How can I measure whether my changes are really reducing time to hire ?
Start by baselining your current average time from application to offer, then break it into stages such as application to screen, screen to first interview, and final interview to offer. After implementing quick application steps and a scheduling SLA, track how each stage changes, not just the overall time‑to‑hire metric. A simple formula is: time in stage = date candidate exits stage − date candidate enters stage, averaged or measured at the median across all candidates. For example, you might see application‑to‑screen drop from 7 days to 3, and screen‑to‑first‑interview from 5 days to 2, while quality of hire and new‑hire performance remain stable or improve. If you see consistent reductions in the time it takes to move candidates between stages, alongside strong outcomes, you can be confident that your interventions are working.
What role does social media play in speeding up the hiring process ?
Social media is often the first touchpoint where potential candidates encounter your employer brand and open roles, so it shapes both volume and expectations.
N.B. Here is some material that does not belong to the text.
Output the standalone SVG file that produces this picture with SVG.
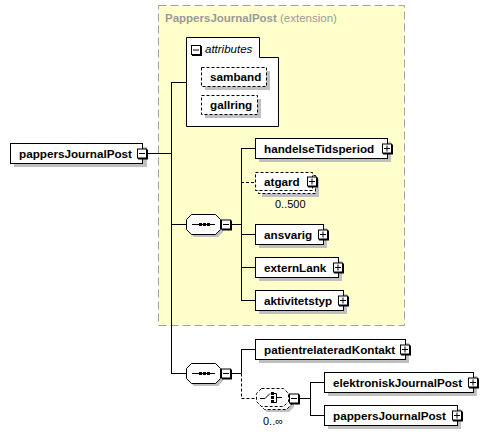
<svg xmlns="http://www.w3.org/2000/svg" width="503" height="435" viewBox="0 0 503 435">
<style>
.el{fill:#fff;stroke:#000;stroke-width:1}
.opt{fill:#fff;stroke:#000;stroke-width:1;stroke-dasharray:3,2}
.sh{fill:#c0c0c0}
.ln{stroke:#000;stroke-width:1;fill:none}
.dl{stroke:#000;stroke-width:1;fill:none;stroke-dasharray:3,2}
.t{font-family:"Liberation Sans",Arial,sans-serif;font-size:11.7px;font-weight:bold;fill:#000}
.n{font-family:"Liberation Sans",Arial,sans-serif;font-size:11px;fill:#000}
.btn{fill:#fff;stroke:#000;stroke-width:1}
</style>
<defs>
<g id="minus"><rect x="1" y="1" width="10" height="10" fill="#000"/><rect class="btn" x="0.5" y="0.5" width="9" height="9"/><line x1="2" y1="5" x2="8" y2="5" stroke="#000"/></g>
<g id="plus"><rect x="1" y="1" width="10" height="10" fill="#000"/><rect class="btn" x="0.5" y="0.5" width="9" height="9"/><line x1="2" y1="5" x2="8" y2="5" stroke="#000"/><line x1="5" y1="2" x2="5" y2="8" stroke="#000"/></g>
</defs>
<rect width="503" height="435" fill="#fff"/>

<g id="extension">
<rect x="158.5" y="5.5" width="246" height="320" fill="#ffffcc" stroke="#a0a0a0" stroke-dasharray="8,4"/>
<text x="165" y="22" font-family="Liberation Sans,Arial,sans-serif" font-size="11.5px" fill="#999"><tspan font-weight="bold">PappersJournalPost</tspan> (extension)</text>
</g>

<g id="connectors">
<line class="ln" x1="147" y1="153.5" x2="171.5" y2="153.5"/>
<line class="ln" x1="171.5" y1="82.5" x2="171.5" y2="373.5"/>
<line class="ln" x1="171" y1="82.5" x2="186" y2="82.5"/>
<line class="ln" x1="171" y1="224.5" x2="186" y2="224.5"/>
<line class="ln" x1="171" y1="373.5" x2="186" y2="373.5"/>
<line class="ln" x1="231" y1="224.5" x2="241.5" y2="224.5"/>
<line class="ln" x1="241.5" y1="148.5" x2="241.5" y2="300.5"/>
<line class="ln" x1="241" y1="148.5" x2="255" y2="148.5"/>
<line class="dl" x1="241" y1="182.5" x2="255" y2="182.5"/>
<line class="ln" x1="241" y1="234.5" x2="255" y2="234.5"/>
<line class="ln" x1="241" y1="267.5" x2="255" y2="267.5"/>
<line class="ln" x1="241" y1="300.5" x2="255" y2="300.5"/>
<line class="ln" x1="231" y1="373.5" x2="241.5" y2="373.5"/>
<line class="ln" x1="241.5" y1="349.5" x2="241.5" y2="373.5"/>
<line class="ln" x1="241" y1="349.5" x2="255" y2="349.5"/>
<polyline class="dl" points="241.5,373.5 241.5,398.5 256,398.5"/>
<line class="ln" x1="299" y1="398.5" x2="310.5" y2="398.5"/>
<line class="ln" x1="310.5" y1="382.5" x2="310.5" y2="415.5"/>
<line class="ln" x1="310" y1="382.5" x2="324" y2="382.5"/>
<line class="ln" x1="310" y1="415.5" x2="324" y2="415.5"/>
</g>

<g id="root">
<rect class="sh" x="14" y="147" width="133" height="20"/>
<rect class="el" x="10.5" y="143.5" width="132" height="20"/>
<text class="t" x="19" y="157.5">pappersJournalPost</text>
<use href="#minus" x="137" y="148.5"/>
</g>

<g id="attributes">
<path d="M186.5,37.5 H259.5 V57.5 H278.5 V126.5 H186.5 Z" fill="#fff" stroke="#000"/>
<use href="#minus" x="191" y="45"/>
<text x="205" y="53" font-family="Liberation Sans,Arial,sans-serif" font-size="11.5px" font-style="italic">attributes</text>
</g>

<g id="samband">
<rect class="sh" x="205" y="71" width="65" height="19"/>
<rect class="opt" x="201.5" y="67.5" width="65" height="19"/>
<text class="t" x="210" y="81">samband</text>
</g>

<g id="gallring">
<rect class="sh" x="205" y="99" width="56" height="19"/>
<rect class="opt" x="201.5" y="95.5" width="56" height="19"/>
<text class="t" x="210" y="109">gallring</text>
</g>

<g id="sequence1">
<path class="sh" d="M194,217 H218 L223,222 V232 L218,237 H194 L189,232 V222 Z"/>
<path class="el" d="M191.5,214.5 H215.5 L220.5,219.5 V229.5 L215.5,234.5 H191.5 L186.5,229.5 V219.5 Z"/>
<line class="ln" x1="192" y1="224.5" x2="215" y2="224.5"/>
<rect x="199" y="223" width="3" height="3"/><rect x="203" y="223" width="3" height="3"/><rect x="207" y="223" width="3" height="3"/>
<use href="#minus" x="221" y="219.5"/>
</g>

<g id="handelseTidsperiod">
<rect class="sh" x="259" y="142" width="132" height="20"/>
<rect class="el" x="255.5" y="138.5" width="132" height="20"/>
<text class="t" x="264" y="152.5">handelseTidsperiod</text>
<use href="#plus" x="382" y="143.5"/>
</g>

<g id="atgard">
<rect class="sh" x="262" y="179" width="57" height="18"/>
<rect class="opt" x="258.5" y="175.5" width="57" height="18"/>
<rect class="opt" x="255.5" y="172.5" width="57" height="18"/>
<text class="t" x="264" y="186">atgard</text>
<use href="#plus" x="307" y="176.5"/>
<text class="n" x="275" y="208">0..500</text>
</g>

<g id="ansvarig">
<rect class="sh" x="259" y="228" width="68" height="20"/>
<rect class="el" x="255.5" y="224.5" width="68" height="20"/>
<text class="t" x="264" y="238.5">ansvarig</text>
<use href="#plus" x="318" y="229.5"/>
</g>

<g id="externLank">
<rect class="sh" x="259" y="261" width="83" height="20"/>
<rect class="el" x="255.5" y="257.5" width="83" height="20"/>
<text class="t" x="264" y="271.5">externLank</text>
<use href="#plus" x="333" y="262.5"/>
</g>

<g id="aktivitetstyp">
<rect class="sh" x="259" y="294" width="88" height="20"/>
<rect class="el" x="255.5" y="290.5" width="88" height="20"/>
<text class="t" x="264" y="304.5">aktivitetstyp</text>
<use href="#plus" x="338" y="295.5"/>
</g>

<g id="sequence2">
<path class="sh" d="M194,366 H218 L223,371 V381 L218,386 H194 L189,381 V371 Z"/>
<path class="el" d="M191.5,363.5 H215.5 L220.5,368.5 V378.5 L215.5,383.5 H191.5 L186.5,378.5 V368.5 Z"/>
<line class="ln" x1="192" y1="373.5" x2="215" y2="373.5"/>
<rect x="199" y="372" width="3" height="3"/><rect x="203" y="372" width="3" height="3"/><rect x="207" y="372" width="3" height="3"/>
<use href="#minus" x="221" y="368.5"/>
</g>

<g id="patientrelateradKontakt">
<rect class="sh" x="259" y="343" width="150" height="20"/>
<rect class="el" x="255.5" y="339.5" width="150" height="20"/>
<text class="t" x="264" y="353.5">patientrelateradKontakt</text>
<use href="#plus" x="400" y="344.5"/>
</g>

<g id="choice">
<path class="sh" d="M267,394 H289 L294,399 V407 L289,412 H267 L262,407 V399 Z"/>
<path class="opt" d="M264.5,391.5 H286.5 L291.5,396.5 V404.5 L286.5,409.5 H264.5 L259.5,404.5 V396.5 Z"/>
<path class="opt" d="M261.5,388.5 H283.5 L288.5,393.5 V401.5 L283.5,406.5 H261.5 L256.5,401.5 V393.5 Z"/>
<polyline class="ln" points="260,398.5 265,398.5 270,393.5"/>
<rect x="271" y="392" width="3" height="3"/><rect x="271" y="396" width="3" height="3"/><rect x="271" y="400" width="3" height="3"/>
<polyline class="ln" points="274,393.5 276.5,393.5 276.5,402.5 274,402.5"/>
<line class="ln" x1="276" y1="397.5" x2="282" y2="397.5"/>
<use href="#minus" x="289" y="393.5"/>
<text class="n" x="263" y="425">0..∞</text>
</g>

<g id="elektroniskJournalPost">
<rect class="sh" x="328" y="376" width="149" height="20"/>
<rect class="el" x="324.5" y="372.5" width="149" height="20"/>
<text class="t" x="333" y="386.5">elektroniskJournalPost</text>
<use href="#plus" x="468" y="377.5"/>
</g>

<g id="pappersJournalPost2">
<rect class="sh" x="328" y="409" width="133" height="20"/>
<rect class="el" x="324.5" y="405.5" width="133" height="20"/>
<text class="t" x="333" y="419.5">pappersJournalPost</text>
<use href="#plus" x="452" y="410.5"/>
</g>
</svg>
When your social media posts link directly to streamlined applications and clearly explain the recruitment process and expected timelines, you set a transparent standard that supports better candidate experience. That clarity reduces unnecessary inquiries, keeps the talent pipeline flowing, and helps you reduce time to hire by aligning expectations from the very first click. Organisations that pair targeted social campaigns with quick application steps often see faster conversion from impression to interview‑ready candidate, especially during Q2 hiring spikes.